**Aim of the task:** Extract everything from the first line through the line with "in range(1, 13)])", both ends included, except for any pictures.

**Given material:**
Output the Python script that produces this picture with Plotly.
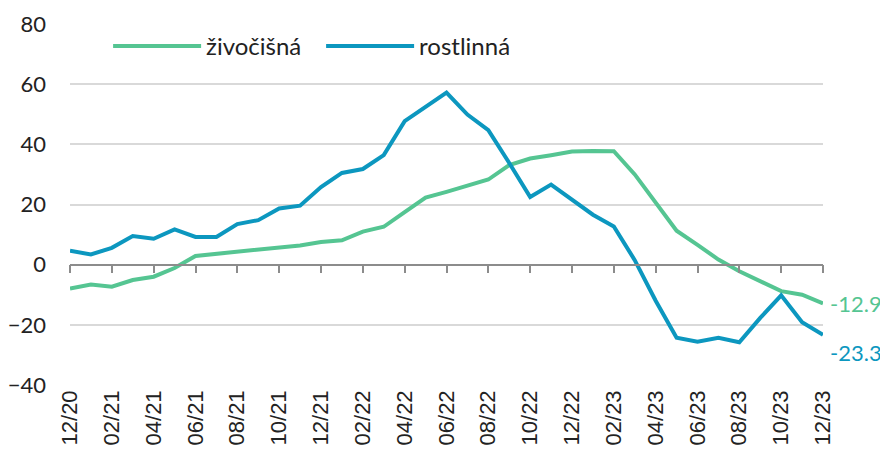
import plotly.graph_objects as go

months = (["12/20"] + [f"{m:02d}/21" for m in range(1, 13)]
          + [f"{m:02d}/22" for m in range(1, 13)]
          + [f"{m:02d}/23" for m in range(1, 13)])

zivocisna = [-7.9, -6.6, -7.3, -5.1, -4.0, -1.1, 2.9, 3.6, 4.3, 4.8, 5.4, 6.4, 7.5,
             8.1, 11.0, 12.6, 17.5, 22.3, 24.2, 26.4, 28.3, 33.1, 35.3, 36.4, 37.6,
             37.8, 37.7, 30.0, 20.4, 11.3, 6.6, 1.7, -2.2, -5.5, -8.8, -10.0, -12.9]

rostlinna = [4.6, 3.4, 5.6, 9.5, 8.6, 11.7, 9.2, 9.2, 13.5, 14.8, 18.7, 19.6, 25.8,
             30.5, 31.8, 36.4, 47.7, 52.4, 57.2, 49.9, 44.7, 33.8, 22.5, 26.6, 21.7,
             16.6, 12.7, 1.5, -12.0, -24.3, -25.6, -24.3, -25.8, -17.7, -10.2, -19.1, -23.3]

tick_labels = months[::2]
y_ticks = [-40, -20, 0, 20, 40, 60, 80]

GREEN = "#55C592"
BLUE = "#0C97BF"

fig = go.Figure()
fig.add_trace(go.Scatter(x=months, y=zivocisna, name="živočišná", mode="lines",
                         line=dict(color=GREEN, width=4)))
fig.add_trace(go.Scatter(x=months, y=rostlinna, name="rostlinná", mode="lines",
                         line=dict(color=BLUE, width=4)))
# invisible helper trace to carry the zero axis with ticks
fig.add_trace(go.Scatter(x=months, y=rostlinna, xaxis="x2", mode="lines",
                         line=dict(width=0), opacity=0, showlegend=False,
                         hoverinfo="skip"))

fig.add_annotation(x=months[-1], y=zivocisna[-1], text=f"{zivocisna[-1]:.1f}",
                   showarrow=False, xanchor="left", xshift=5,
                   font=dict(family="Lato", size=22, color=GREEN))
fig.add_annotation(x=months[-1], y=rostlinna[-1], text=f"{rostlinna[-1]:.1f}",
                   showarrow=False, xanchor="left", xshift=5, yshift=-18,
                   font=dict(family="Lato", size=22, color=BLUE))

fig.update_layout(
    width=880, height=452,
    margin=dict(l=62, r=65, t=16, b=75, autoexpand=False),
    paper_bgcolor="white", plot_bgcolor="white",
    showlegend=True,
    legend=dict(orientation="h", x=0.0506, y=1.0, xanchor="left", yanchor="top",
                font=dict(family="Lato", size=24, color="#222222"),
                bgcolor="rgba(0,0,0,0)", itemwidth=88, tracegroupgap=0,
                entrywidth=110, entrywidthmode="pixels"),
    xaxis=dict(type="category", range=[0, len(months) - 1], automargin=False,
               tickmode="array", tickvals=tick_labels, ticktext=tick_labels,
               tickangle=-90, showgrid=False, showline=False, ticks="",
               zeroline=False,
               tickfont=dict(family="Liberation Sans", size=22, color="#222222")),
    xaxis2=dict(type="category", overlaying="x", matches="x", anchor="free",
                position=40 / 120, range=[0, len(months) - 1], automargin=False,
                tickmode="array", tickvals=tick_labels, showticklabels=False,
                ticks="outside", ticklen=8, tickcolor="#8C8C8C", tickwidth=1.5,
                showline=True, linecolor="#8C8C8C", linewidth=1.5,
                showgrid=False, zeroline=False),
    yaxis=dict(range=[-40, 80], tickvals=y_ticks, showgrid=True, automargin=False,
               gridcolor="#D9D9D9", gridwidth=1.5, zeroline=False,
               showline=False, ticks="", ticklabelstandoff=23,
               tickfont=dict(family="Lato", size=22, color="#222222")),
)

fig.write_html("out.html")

**Problem solution:**
Output the Python script that produces this picture with Plotly.
import plotly.graph_objects as go

months = (["12/20"] + [f"{m:02d}/21" for m in range(1, 13)]
          + [f"{m:02d}/22" for m in range(1, 13)]
          + [f"{m:02d}/23" for m in range(1, 13)])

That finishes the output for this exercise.